"...Online Newsletter from the Pittsburg State University College of Arts and Sciences"

Near This Site


 It has recently been noted by certain historians that Crawford County experienced several small battles that were noteworthy and in need of illumination.  Three PSU alumni-- Steve Cottrell, of Carthage, Missouri, Jerry Lomshek, of Chicopee, and Mark Dulek, of Pittsburg--sifted through historical data and discussed the key points of the battles.
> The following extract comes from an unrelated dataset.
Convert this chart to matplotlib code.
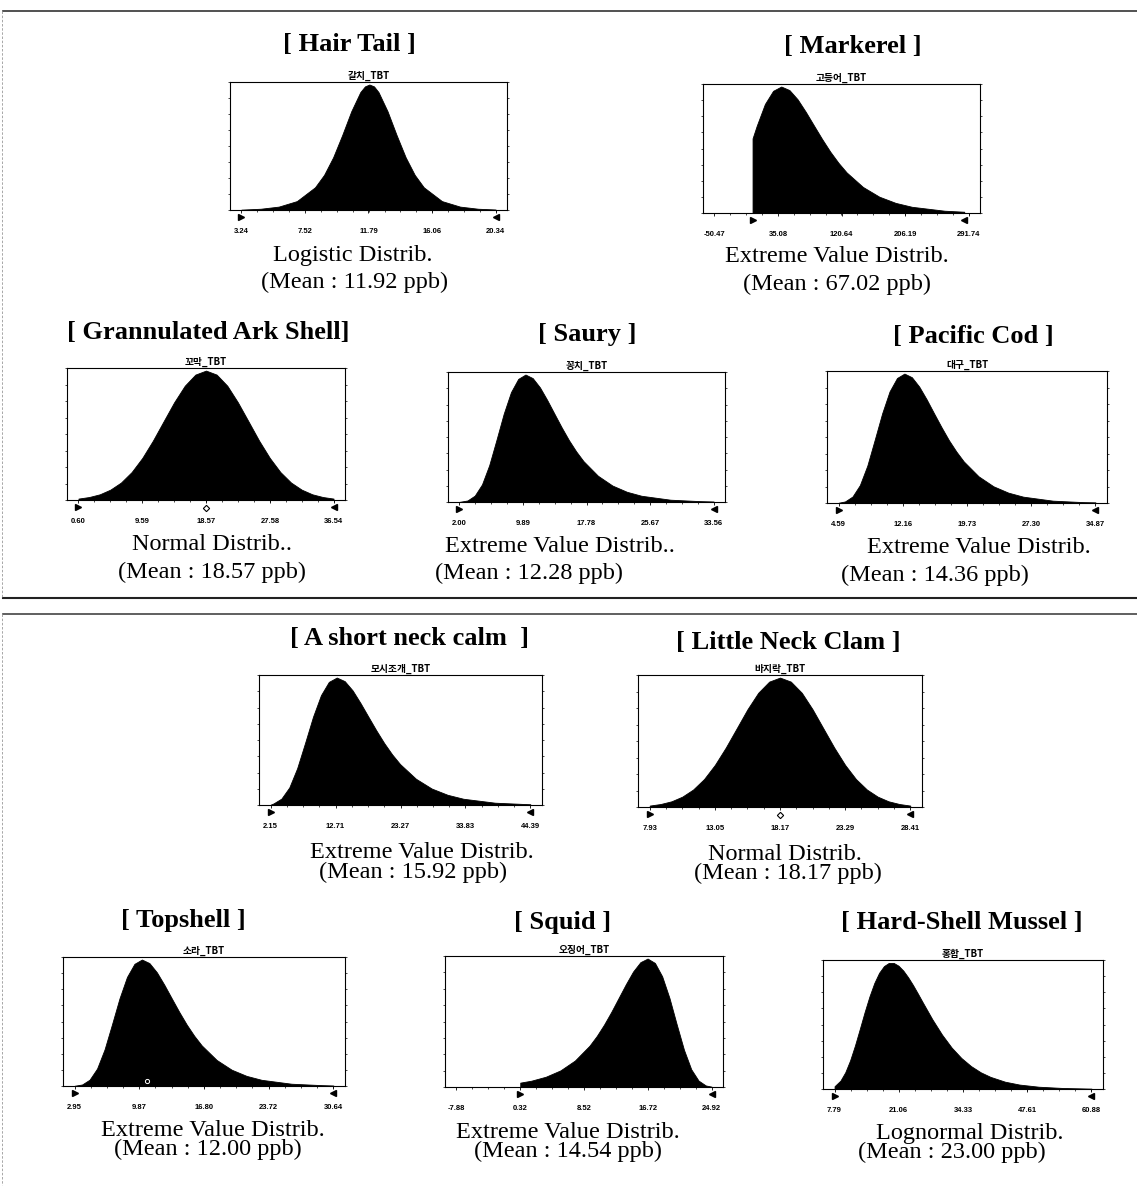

“ The largest skirmish ran roughly up the current bypass from near Centennial Street to the north, going past Lincoln Park and ending near Atkinson Street,” said Mark Dulek. “It was known as the Cow Creek Skirmish. “

Other violent acts involving bushwackers, homesteaders and army personnel were carried out in Cato, which is the oldest town in Crawford County.  Another raid was carried out on Lightning Creek, south of the original county seat of Crawfordville, and around various towns close to the Missouri border, but are scarcely mentioned in historical texts.
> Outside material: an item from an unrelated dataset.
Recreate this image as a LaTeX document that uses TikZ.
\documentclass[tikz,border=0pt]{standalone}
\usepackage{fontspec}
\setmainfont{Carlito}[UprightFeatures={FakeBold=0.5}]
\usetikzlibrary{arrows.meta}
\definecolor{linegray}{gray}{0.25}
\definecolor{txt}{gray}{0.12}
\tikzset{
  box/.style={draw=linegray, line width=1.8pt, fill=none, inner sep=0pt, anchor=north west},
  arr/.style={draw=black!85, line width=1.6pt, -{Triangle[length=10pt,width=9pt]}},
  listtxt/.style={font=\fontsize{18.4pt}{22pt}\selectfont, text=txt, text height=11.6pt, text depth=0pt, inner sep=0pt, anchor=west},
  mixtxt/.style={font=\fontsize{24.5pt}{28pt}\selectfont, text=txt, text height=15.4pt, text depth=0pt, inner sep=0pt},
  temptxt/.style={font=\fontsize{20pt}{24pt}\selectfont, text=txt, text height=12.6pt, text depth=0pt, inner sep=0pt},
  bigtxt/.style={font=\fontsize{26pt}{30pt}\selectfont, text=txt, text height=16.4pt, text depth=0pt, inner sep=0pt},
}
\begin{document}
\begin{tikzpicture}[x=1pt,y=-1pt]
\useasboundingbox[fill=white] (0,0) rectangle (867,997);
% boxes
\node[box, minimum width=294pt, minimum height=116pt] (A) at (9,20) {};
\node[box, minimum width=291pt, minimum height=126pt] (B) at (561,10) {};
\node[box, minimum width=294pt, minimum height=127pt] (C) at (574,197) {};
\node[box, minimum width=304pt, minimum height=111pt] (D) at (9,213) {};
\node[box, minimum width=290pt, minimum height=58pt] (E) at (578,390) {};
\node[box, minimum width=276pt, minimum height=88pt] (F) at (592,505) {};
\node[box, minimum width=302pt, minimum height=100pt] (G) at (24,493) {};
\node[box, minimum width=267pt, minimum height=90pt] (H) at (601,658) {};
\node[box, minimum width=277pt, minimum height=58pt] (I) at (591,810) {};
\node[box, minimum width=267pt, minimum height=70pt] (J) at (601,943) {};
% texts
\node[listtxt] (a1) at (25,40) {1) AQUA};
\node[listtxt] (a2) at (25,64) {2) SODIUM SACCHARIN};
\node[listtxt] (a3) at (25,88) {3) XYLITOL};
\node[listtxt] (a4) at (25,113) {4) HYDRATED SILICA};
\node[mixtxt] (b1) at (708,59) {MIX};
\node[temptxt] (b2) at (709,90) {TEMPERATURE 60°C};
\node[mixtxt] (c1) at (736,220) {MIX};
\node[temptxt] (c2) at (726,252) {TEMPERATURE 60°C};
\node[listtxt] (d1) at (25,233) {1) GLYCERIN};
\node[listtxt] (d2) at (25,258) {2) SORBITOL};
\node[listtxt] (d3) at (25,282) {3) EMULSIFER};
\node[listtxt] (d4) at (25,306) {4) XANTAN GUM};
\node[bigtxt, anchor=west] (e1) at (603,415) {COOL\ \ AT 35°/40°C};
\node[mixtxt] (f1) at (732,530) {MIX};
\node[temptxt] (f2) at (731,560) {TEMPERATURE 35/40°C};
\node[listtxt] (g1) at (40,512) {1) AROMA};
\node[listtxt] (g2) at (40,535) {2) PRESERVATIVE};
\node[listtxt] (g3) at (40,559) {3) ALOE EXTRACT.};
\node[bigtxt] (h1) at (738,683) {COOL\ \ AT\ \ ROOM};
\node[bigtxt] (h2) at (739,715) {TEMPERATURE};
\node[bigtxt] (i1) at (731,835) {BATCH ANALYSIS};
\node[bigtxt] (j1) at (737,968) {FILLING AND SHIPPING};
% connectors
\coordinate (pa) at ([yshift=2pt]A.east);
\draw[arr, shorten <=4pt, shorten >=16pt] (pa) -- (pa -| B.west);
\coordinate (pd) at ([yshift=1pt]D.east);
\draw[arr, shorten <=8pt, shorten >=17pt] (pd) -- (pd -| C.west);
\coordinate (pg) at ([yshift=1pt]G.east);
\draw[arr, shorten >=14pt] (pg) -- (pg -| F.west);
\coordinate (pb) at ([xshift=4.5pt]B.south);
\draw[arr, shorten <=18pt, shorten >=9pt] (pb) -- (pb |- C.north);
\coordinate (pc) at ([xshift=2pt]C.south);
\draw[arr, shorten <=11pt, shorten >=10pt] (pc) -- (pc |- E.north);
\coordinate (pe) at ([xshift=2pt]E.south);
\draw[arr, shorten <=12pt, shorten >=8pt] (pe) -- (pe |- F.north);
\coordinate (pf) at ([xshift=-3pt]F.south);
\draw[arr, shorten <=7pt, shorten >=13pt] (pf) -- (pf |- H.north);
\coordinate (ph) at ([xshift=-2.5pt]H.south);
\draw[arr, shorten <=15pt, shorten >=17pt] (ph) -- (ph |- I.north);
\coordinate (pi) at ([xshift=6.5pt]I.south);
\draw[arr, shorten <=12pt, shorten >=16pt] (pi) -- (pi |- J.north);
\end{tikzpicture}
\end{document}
“ Last year PSU’s Department of Construction Management and Construction Engineering Technologies teamed up with members of the Graphics and Imaging Technologies department to build an exciting new Civil War display for the Crawford County Museum,” says Dulek.  “The portable kiosk they created helps to explain several aspects of the Civil War violence and skirmishes that happened in Southeast Kansas. This timely project meshes with the upcoming 150th anniversary of the Civil War.             “

                The second phase of the museum’s current Civil War acquisitions is a stone historical marker which formally acknowledges the Cow Creek Skirmish for Pittsburg. It is currently being displayed on the museum grounds where the public may view it at any time. The marker’s placement is as close as we can get to the final battle site as listed in historical documents, which was known to be relatively close to the current museum grounds and may still be discovered someday.

                The marker is a flat polished slab of orange-red granite. It took about two months to get the following inscription cut into the stone’s face:

Near this Site
October 23, 1864
In Memory of the Fallen


                The stone monument in remembrance of the Cow Creek Skirmish and those who fell there was donated to the museum by Park Cemetery and Mausoleum, which includes a monument company, of Carthage, MO.  Neel Baucom, who also is owner and general manager of Knell Mortuary, graciously offered to donate the stone itself. Denzel Davidson, the museum’s curator, paid for the cost of engraving of the four-line inscription by the monument company.


                Acquisition of the stone monument was arranged by Steve Cottrell, of Carthage, MO, who also conceived the original idea of the new museum kiosk display. He also delivered the completed stone marker to the museum, where it was placed in a brick-lined enclosure near the front door of the museum.


                A dedication ceremony was held at the museum Sunday October 30, 2011 at 2:00. The ceremony will include several Civil War reenactors, who will acknowledge the fallen soldiers this marker represents.